Cuckoo Cycle doesn't rely on cryptographic security of its underlying hash function,
and Dan Bernstein himself attested to its use in Cuckoo Cycle being perfectly sound.
Please provide me a copy of that discussion, because I believe I have already shown it is potentially unsound in some logic I have written down and not yet revealed.
I spoke to him in person at BITCOIN'15 where I presented Cuckoo Cycle.
Are you referring to the latest version of your code, because I am referring to the code that was in the Appendix of your December 31. 2014 white paper which references int buckets.
The bucketing in an earlier version was just something inessential to the algorithm that was
found to be beneficial to performance. Last year I replaced it by prefetching in commit
https://github.com/tromp/cuckoo/commit/5aef59659e77c599c730ece6a42a7a2597de80dawhich turned out to be more beneficial.

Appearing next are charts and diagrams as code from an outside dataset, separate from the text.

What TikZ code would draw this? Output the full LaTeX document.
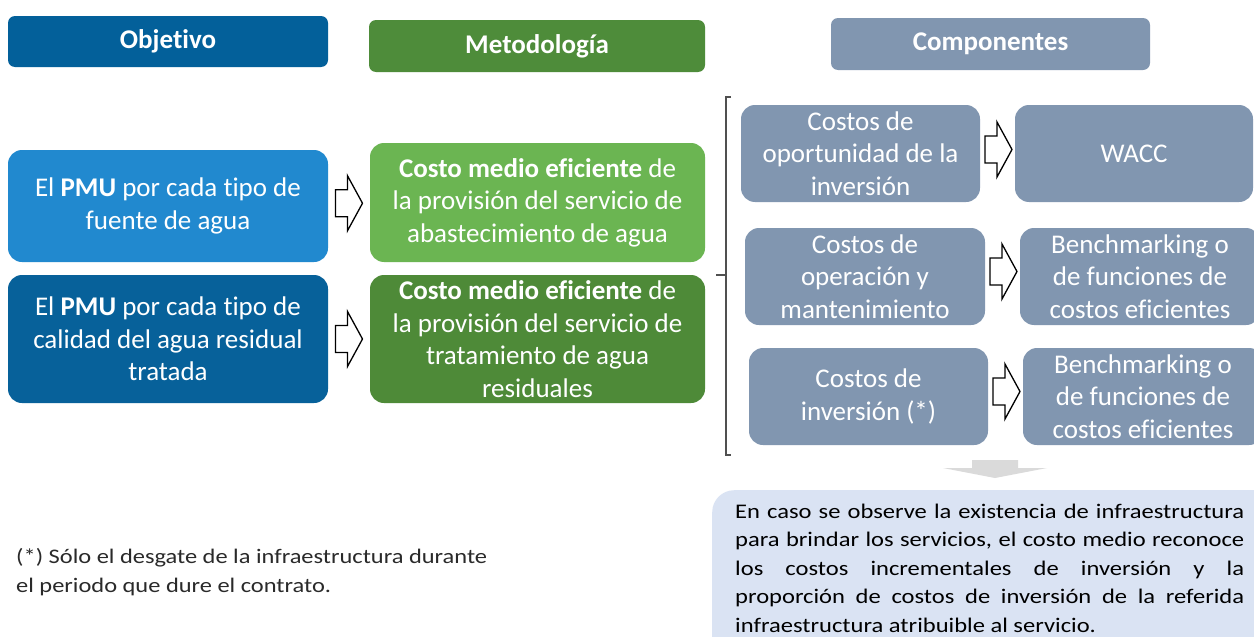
\documentclass[tikz,border=0pt]{standalone}
\usepackage{fontspec}
\setmainfont[Ligatures={NoCommon}]{Carlito}
\newfontfamily\widefont[FakeStretch=1.18,Ligatures={NoCommon}]{Carlito}
\usetikzlibrary{calc}
\definecolor{objblue}{HTML}{03609A}
\definecolor{pmulight}{HTML}{2189CF}
\definecolor{pmudark}{HTML}{07619A}
\definecolor{methdr}{HTML}{4E8C3A}
\definecolor{metlight}{HTML}{6BB552}
\definecolor{metdark}{HTML}{4E8A38}
\definecolor{compgray}{HTML}{8196B0}
\definecolor{notefill}{HTML}{DAE3F3}
\definecolor{downgray}{HTML}{DADADA}
\definecolor{bracketgray}{HTML}{505050}
\definecolor{foottext}{HTML}{2A2A2A}
\newcommand\hollowarrow[1]{%
  \draw[harrow] ($(#1)+(-13.5,-13.5)$) -- ++(12,0) -- ++(0,-14) -- ++(15,27.5)
    -- ++(-15,27.5) -- ++(0,-14) -- ++(-12,0) -- cycle;}
\begin{document}
\begin{tikzpicture}[x=1pt,y=-1pt,
  hdr/.style={rounded corners=7pt, text=white, inner sep=0pt, align=center,
    font=\bfseries\fontsize{27}{31}\selectfont},
  mainbox/.style={rounded corners=14pt, text=white, inner sep=0pt, align=center,
    font=\fontsize{27}{32.5}\selectfont},
  graybox/.style={mainbox, fill=compgray, minimum width=239pt, minimum height=97pt},
  harrow/.style={draw=black, line width=1.3pt, fill=white, line join=miter},
  bracket/.style={draw=bracketgray, line width=1.6pt},
  notebox/.style={fill=notefill, rounded corners=22pt, inner sep=0pt},
  plain/.style={inner sep=0pt, anchor=base west},
]
\clip (0,0) rectangle (1254,637);
\fill[white] (0,0) rectangle (1254,637);

% headers
\node[hdr, fill=objblue, minimum width=320pt, minimum height=51pt] (hobj) at (168,41.5) {Objetivo};
\node[hdr, fill=methdr, minimum width=336pt, minimum height=52pt] (hmet) at (537,46) {Metodología};
\node[hdr, fill=compgray, minimum width=319pt, minimum height=52pt] (hcomp) at (990.5,44) {Componentes};

% objective boxes
\node[mainbox, fill=pmulight, minimum width=320pt, minimum height=112pt] (pmu1) at (168,206)
  {El \textbf{PMU} por cada tipo de\\fuente de agua};
\node[mainbox, fill=pmudark, minimum width=320pt, minimum height=128pt] (pmu2) at (168,339)
  {El \textbf{PMU} por cada tipo de\\calidad del agua residual\\tratada};

% methodology boxes
\node[mainbox, fill=metlight, minimum width=335pt, minimum height=119pt] (met1) at (537.5,202.5)
  {\textbf{Costo medio eficiente} de\\la provisión del servicio de\\abastecimiento de agua};
\node[mainbox, fill=metdark, minimum width=335pt, minimum height=128pt] (met2) at (537.5,339)
  {\textbf{Costo medio eficiente} de\\la provisión del servicio de\\tratamiento de agua\\residuales};

% component boxes
\node[graybox] (c1l) at (860.5,153.5) {Costos de\\oportunidad de la\\inversión};
\node[graybox, minimum width=238pt] (c1r) at (1134,153.5) {WACC};
\node[graybox, minimum width=240pt] (c2l) at (865,276.5) {Costos de\\operación y\\mantenimiento};
\node[graybox, minimum width=240pt] (c2r) at (1140,276.5) {Benchmarking o\\de funciones de\\costos eficientes};
\node[graybox] (c3l) at (868.5,396.5) {Costos de\\inversión (*)};
\node[graybox, minimum width=240pt] (c3r) at (1143,396.5) {Benchmarking o\\de funciones de\\costos eficientes};

% hollow arrows
\coordinate (a1) at ($(pmu1.east)!0.5!(met1.west)+(0,-1)$);
\coordinate (a2) at ($(pmu2.east)!0.5!(met2.west)$);
\coordinate (a3) at ($(c1l.east)!0.5!(c1r.west)+(1,-4)$);
\coordinate (a4) at ($(c2l.east)!0.5!(c2r.west)+(1,-5)$);
\coordinate (a5) at ($(c3l.east)!0.5!(c3r.west)+(1,-5)$);
\hollowarrow{a1}
\hollowarrow{a2}
\hollowarrow{a3}
\hollowarrow{a4}
\hollowarrow{a5}

% bracket
\coordinate (bt) at (726,97);
\coordinate (bb) at (726,455);
\coordinate (bm) at (726,275);
\draw[bracket] ($(bt)+(5,0)$) -- (bt) -- (bb) -- ++(5,0);
\draw[bracket] (bm) -- ++(-10,0);

% down arrow
\coordinate (dtip) at (995,478);
\fill[downgray] ($(dtip)+(-23,-18)$) -- ++(46,0) -- ++(0,8) -- ++(29,0) -- (dtip)
  -- ($(dtip)+(-52,-10)$) -- ++(29,0) -- cycle;

% note box
\node[notebox, minimum width=580pt, minimum height=190pt, anchor=north west] (nota) at (712,490) {};
\node[plain, text=black] (notatext) at (735,518) {\widefont\fontsize{20.8}{28.5}\selectfont
  \parbox[t]{520pt}{%
  \makebox[509pt][s]{En caso se observe la existencia de infraestructura}\\
  \makebox[509pt][s]{para brindar los servicios, el costo medio reconoce}\\
  \makebox[509pt][s]{los costos incrementales de inversión y la}\\
  \makebox[509pt][s]{proporción de costos de inversión de la referida}\\
  infraestructura atribuible al servicio.}};

% footnote
\node[plain, text=foottext] (foot) at (16,563) {\widefont\fontsize{20.7}{29}\selectfont
  \parbox[t]{520pt}{(*) Sólo el desgate de la infraestructura durante\\
  el periodo que dure el contrato.}};
\end{tikzpicture}
\end{document}
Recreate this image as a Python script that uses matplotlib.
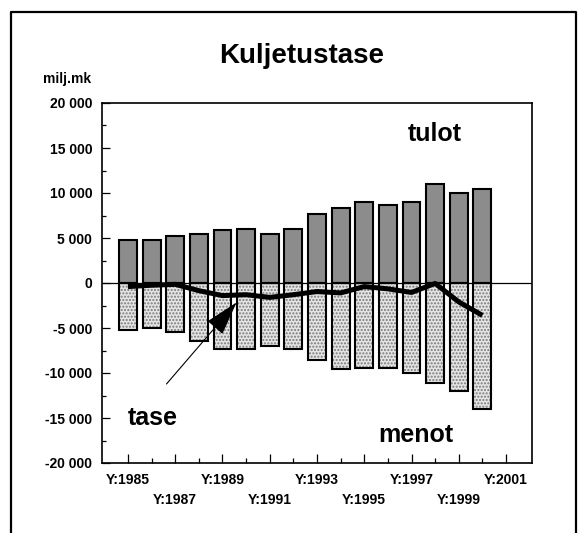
import matplotlib
matplotlib.use("Agg")
import matplotlib.pyplot as plt
from matplotlib.lines import Line2D
from matplotlib.ticker import FixedLocator, MultipleLocator, FuncFormatter

plt.rcParams['font.family'] = ['Liberation Sans', 'DejaVu Sans']
plt.rcParams['font.weight'] = 'bold'

years = list(range(1985, 2001))
tulot = [4800, 4750, 5200, 5450, 5900, 6000, 5400, 6000, 7650, 8350, 9000, 8700, 8950, 11000, 9950, 10400]
menot = [-5200, -5000, -5400, -6400, -7300, -7300, -7000, -7300, -8500, -9500, -9400, -9400, -10000, -11100, -12000, -14000]
tase = [-400, -250, -150, -850, -1400, -1300, -1600, -1300, -950, -1100, -400, -650, -1050, -50, -2100, -3600]
label_years = [1985, 1987, 1989, 1991, 1993, 1995, 1997, 1999, 2001]
title = "Kuljetustase"
unit = "milj.mk"

W, H = 586, 533
fig = plt.figure(figsize=(W / 100, H / 100), dpi=100)
ax = fig.add_axes([102 / W, 1 - 463 / H, (532 - 102) / W, (463 - 103) / H])

bw = 0.76
ax.bar(years, tulot, width=bw, color='#8c8c8c', edgecolor='black', linewidth=1.5, zorder=2)
ax.bar(years, menot, width=bw, color='#e4e4e4', edgecolor='#7a7a7a', hatch='.....', linewidth=0, zorder=2)
ax.bar(years, menot, width=bw, fill=False, edgecolor='black', linewidth=1.5, zorder=2.1)
ax.axhline(0, color='black', linewidth=0.9, zorder=3)
ax.plot(years, tase, color='black', linewidth=3.6, solid_joinstyle='round', solid_capstyle='butt', zorder=4)

ax.set_xlim(1983.9, 2002.1)
ax.set_ylim(-20000, 20000)

ax.yaxis.set_major_locator(MultipleLocator(5000))
ax.yaxis.set_minor_locator(MultipleLocator(2500))
ax.yaxis.set_major_formatter(FuncFormatter(lambda v, p: f"{int(v):,}".replace(",", " ")))
ax.xaxis.set_major_locator(FixedLocator(label_years))
ax.xaxis.set_minor_locator(FixedLocator([y for y in range(1986, 2001, 2)]))
ax.set_xticklabels([("Y:%d" % y) if i % 2 == 0 else ("\nY:%d" % y) for i, y in enumerate(label_years)])

ax.tick_params(axis='y', which='major', direction='in', length=6, width=0.9, pad=7, labelsize=10)
ax.tick_params(axis='y', which='minor', direction='in', length=3, width=0.9)
ax.tick_params(axis='x', which='major', direction='in', length=6.5, width=0.9, pad=7, labelsize=10)
ax.tick_params(axis='x', which='minor', direction='in', length=3.6, width=0.9)
for t in ax.get_xticklabels():
    t.set_linespacing(1.6)
    t.set_fontweight('bold')
for t in ax.get_yticklabels():
    t.set_fontweight('bold')
for s in ax.spines.values():
    s.set_linewidth(1.2)

ax.annotate("", xy=(1989.6, -2150), xytext=(1986.63, -11220),
            arrowprops=dict(arrowstyle="-|>,head_length=2.2,head_width=0.64",
                            mutation_scale=10, color='black', lw=0.8, shrinkA=0, shrinkB=0),
            zorder=5)

ax.text(1998.0, 16600, "tulot", ha='center', va='center', fontsize=18, fontweight='bold')
ax.text(1986.05, -14950, "tase", ha='center', va='center', fontsize=18, fontweight='bold')
ax.text(1997.2, -16850, "menot", ha='center', va='center', fontsize=18, fontweight='bold')

fig.text(301.5 / W, 1 - 63 / H, title, ha='center', va='baseline', fontsize=20, fontweight='bold')
fig.text(43 / W, 1 - 83 / H, unit, ha='left', va='baseline', fontsize=10, fontweight='bold')

# outer frame (left, top, right)
fx0, fx1, fy = 11 / W, 576 / W, 1 - 12 / H
fig.add_artist(Line2D([fx0, fx0, fx1, fx1], [0, fy, fy, 0], transform=fig.transFigure,
                      color='black', linewidth=1.6))

fig.savefig("out.png", dpi=100)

Is this edge trimming coming from a suggestion from Dave Andersen?
Yes, implemented back in April 2014.
In one round of edge trimming, Cuckoo Cycle typically updates 2^29 counters
spread over 2^8 memory banks. Each memory bank thus holds 2^21 counters,
only 2^14 of which typically fit in a single row. This is where the latency comes in.
To avoid latency, you could increase the number of memory banks by a factor of 2^7,
but this similarly increases die area, hardware costs, and energy usage.
Or increase the number of h/w threads to 2^15 (2^8 multiplied by 2^21 bits for 2-bit counters divided by 2^14 bits per row) which have some efficient h/w mechanism for waiting to be synchronized on a memory page/row.
I don't see why you multiply with the number of rows that Cuckoo uses per memory bank.
Your 2^15 threads will each hash some nonce and then most will want to access a unique row.
Then what? There's little to be synchronized.
Alternatively, the algorithm parameter PART_BITS allows for a reduction in the number
of counters in use at the same time, which is what your proposal essentially amounts to.
Setting this to 21 will require only 2^8 counters,
one per memory bank. But now your hash computations have increased by a factor 2^21,
over 2 million.
No that is not equivalent to increasing the number of h/w threads and syncing them to pause until 2^13 of them are queued up to read a shared memory page/row.
In my code a thread is something that processes a sequence of nonces, hashing each one, and
then atomically updating a corresponding counter, without any coordination.
Are you proposing a thread for each nonce? Half a billion threads?
I really don't understand what you are proposing and how this syncing is supposed to be implemented.
Btw, electrical power cost of SRAM is only one order-of-magnitude increase:
I'm talking about the dollar cost of SRAM vs DRAM.